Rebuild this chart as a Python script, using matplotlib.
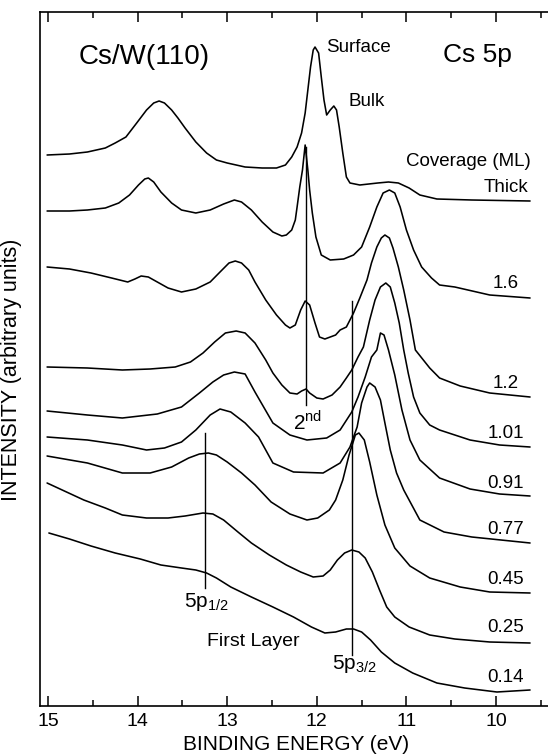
==
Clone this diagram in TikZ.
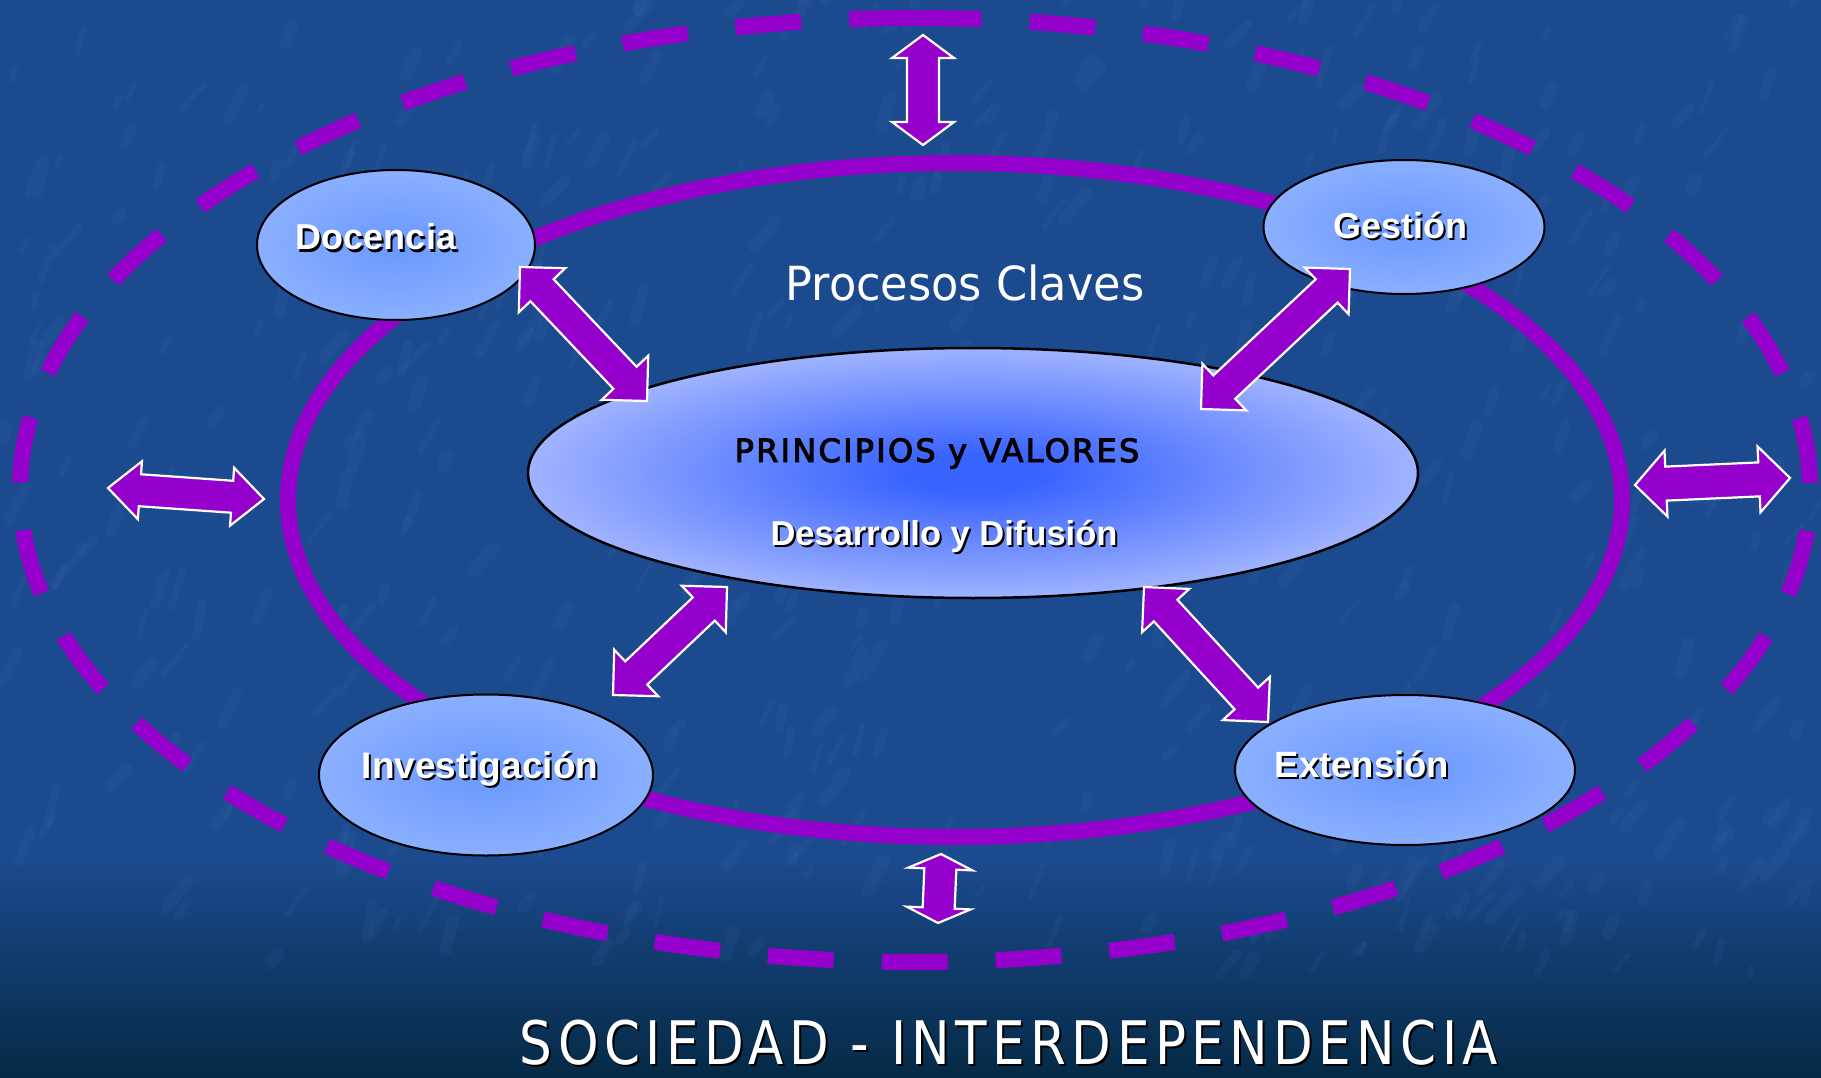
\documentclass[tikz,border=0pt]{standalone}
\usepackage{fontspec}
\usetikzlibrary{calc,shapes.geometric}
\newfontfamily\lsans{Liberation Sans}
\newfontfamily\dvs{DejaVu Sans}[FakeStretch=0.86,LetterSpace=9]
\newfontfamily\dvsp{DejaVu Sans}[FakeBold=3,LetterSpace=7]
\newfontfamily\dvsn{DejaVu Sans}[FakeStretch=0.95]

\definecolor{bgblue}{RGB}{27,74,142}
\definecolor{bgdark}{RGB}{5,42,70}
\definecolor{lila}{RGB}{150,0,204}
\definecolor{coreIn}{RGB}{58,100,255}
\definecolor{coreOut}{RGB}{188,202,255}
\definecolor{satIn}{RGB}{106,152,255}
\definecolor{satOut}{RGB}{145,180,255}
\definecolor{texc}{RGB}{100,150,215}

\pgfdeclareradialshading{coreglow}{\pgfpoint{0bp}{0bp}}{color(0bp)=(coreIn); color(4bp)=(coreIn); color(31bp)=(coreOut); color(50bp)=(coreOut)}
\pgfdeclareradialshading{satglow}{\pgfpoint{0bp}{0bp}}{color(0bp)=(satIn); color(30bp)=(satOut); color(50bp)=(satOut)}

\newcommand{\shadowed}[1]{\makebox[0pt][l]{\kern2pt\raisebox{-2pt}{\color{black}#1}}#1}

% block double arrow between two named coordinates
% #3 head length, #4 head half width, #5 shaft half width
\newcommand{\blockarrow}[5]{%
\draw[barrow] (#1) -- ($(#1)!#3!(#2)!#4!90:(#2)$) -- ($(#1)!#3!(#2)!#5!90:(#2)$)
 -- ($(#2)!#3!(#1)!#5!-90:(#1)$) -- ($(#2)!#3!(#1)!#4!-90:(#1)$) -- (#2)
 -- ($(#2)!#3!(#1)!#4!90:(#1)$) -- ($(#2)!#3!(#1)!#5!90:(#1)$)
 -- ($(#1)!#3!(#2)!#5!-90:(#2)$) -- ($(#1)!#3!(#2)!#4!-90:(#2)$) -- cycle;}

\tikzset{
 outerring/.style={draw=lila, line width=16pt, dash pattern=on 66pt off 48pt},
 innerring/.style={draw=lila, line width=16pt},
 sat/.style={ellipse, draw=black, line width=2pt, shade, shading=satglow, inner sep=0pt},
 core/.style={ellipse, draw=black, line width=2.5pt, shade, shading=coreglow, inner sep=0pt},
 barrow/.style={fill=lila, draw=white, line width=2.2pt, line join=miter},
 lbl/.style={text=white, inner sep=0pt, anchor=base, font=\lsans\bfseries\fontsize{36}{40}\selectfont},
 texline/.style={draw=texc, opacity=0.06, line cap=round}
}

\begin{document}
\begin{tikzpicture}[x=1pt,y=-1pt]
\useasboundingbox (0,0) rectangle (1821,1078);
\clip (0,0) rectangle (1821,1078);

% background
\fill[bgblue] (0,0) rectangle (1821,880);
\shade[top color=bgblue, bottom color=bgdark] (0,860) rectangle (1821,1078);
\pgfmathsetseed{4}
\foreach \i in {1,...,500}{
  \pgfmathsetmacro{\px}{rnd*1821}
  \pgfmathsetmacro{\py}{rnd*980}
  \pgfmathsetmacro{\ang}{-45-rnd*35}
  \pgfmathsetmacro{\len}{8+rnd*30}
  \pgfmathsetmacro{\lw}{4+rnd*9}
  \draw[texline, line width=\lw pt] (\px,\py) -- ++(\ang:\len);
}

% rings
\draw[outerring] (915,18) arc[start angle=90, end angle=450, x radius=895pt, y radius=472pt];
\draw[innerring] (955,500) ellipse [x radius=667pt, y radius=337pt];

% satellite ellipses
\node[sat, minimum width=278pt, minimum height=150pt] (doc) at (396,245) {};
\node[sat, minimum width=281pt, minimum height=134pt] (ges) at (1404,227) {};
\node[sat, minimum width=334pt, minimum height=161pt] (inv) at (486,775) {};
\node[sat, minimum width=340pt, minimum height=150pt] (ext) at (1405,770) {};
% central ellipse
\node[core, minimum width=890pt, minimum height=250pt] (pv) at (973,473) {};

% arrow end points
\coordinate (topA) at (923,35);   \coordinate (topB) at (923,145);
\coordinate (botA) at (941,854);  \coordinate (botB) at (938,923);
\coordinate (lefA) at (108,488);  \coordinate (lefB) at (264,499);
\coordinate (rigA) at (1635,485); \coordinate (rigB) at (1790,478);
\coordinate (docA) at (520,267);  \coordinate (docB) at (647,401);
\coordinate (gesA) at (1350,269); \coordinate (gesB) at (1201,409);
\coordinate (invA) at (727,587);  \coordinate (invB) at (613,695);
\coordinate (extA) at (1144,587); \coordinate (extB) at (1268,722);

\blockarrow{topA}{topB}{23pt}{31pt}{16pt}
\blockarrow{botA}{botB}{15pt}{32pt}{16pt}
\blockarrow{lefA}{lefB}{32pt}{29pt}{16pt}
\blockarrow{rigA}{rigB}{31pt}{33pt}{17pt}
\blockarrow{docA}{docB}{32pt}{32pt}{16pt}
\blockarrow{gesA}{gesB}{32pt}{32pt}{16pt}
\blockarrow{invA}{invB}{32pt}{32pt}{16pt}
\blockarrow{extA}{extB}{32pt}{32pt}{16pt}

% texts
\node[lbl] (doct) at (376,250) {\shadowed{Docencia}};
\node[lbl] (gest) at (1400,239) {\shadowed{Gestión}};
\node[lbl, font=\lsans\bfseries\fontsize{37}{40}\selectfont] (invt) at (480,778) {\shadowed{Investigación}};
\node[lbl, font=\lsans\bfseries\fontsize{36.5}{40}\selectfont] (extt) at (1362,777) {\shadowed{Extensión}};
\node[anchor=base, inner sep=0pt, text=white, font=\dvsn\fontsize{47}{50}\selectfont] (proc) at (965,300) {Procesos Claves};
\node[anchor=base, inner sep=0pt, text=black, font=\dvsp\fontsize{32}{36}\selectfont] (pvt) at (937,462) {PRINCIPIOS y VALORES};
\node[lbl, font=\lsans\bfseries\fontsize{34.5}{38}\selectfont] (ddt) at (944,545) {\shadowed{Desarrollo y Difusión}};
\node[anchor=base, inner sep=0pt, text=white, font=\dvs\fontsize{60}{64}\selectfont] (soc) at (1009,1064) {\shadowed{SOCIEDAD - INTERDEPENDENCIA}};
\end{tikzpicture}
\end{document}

TASK OBJECTIVE – Take the lines from the one holding "Clone this diagram in TikZ." to the one holding "-- ($(#1)!#3!(#2)!#5!-90:(#2)$) -- ($(#1)!#3!(#2)!#4!-90:(#2)$)", both lines included, and give them again exactly, with no pictures.

COMPLETED EXERCISE –
Clone this diagram in TikZ.
\documentclass[tikz,border=0pt]{standalone}
\usepackage{fontspec}
\usetikzlibrary{calc,shapes.geometric}
\newfontfamily\lsans{Liberation Sans}
\newfontfamily\dvs{DejaVu Sans}[FakeStretch=0.86,LetterSpace=9]
\newfontfamily\dvsp{DejaVu Sans}[FakeBold=3,LetterSpace=7]
\newfontfamily\dvsn{DejaVu Sans}[FakeStretch=0.95]

\definecolor{bgblue}{RGB}{27,74,142}
\definecolor{bgdark}{RGB}{5,42,70}
\definecolor{lila}{RGB}{150,0,204}
\definecolor{coreIn}{RGB}{58,100,255}
\definecolor{coreOut}{RGB}{188,202,255}
\definecolor{satIn}{RGB}{106,152,255}
\definecolor{satOut}{RGB}{145,180,255}
\definecolor{texc}{RGB}{100,150,215}

\pgfdeclareradialshading{coreglow}{\pgfpoint{0bp}{0bp}}{color(0bp)=(coreIn); color(4bp)=(coreIn); color(31bp)=(coreOut); color(50bp)=(coreOut)}
\pgfdeclareradialshading{satglow}{\pgfpoint{0bp}{0bp}}{color(0bp)=(satIn); color(30bp)=(satOut); color(50bp)=(satOut)}

\newcommand{\shadowed}[1]{\makebox[0pt][l]{\kern2pt\raisebox{-2pt}{\color{black}#1}}#1}

% block double arrow between two named coordinates
% #3 head length, #4 head half width, #5 shaft half width
\newcommand{\blockarrow}[5]{%
\draw[barrow] (#1) -- ($(#1)!#3!(#2)!#4!90:(#2)$) -- ($(#1)!#3!(#2)!#5!90:(#2)$)
 -- ($(#2)!#3!(#1)!#5!-90:(#1)$) -- ($(#2)!#3!(#1)!#4!-90:(#1)$) -- (#2)
 -- ($(#2)!#3!(#1)!#4!90:(#1)$) -- ($(#2)!#3!(#1)!#5!90:(#1)$)
 -- ($(#1)!#3!(#2)!#5!-90:(#2)$) -- ($(#1)!#3!(#2)!#4!-90:(#2)$) -- cycle;}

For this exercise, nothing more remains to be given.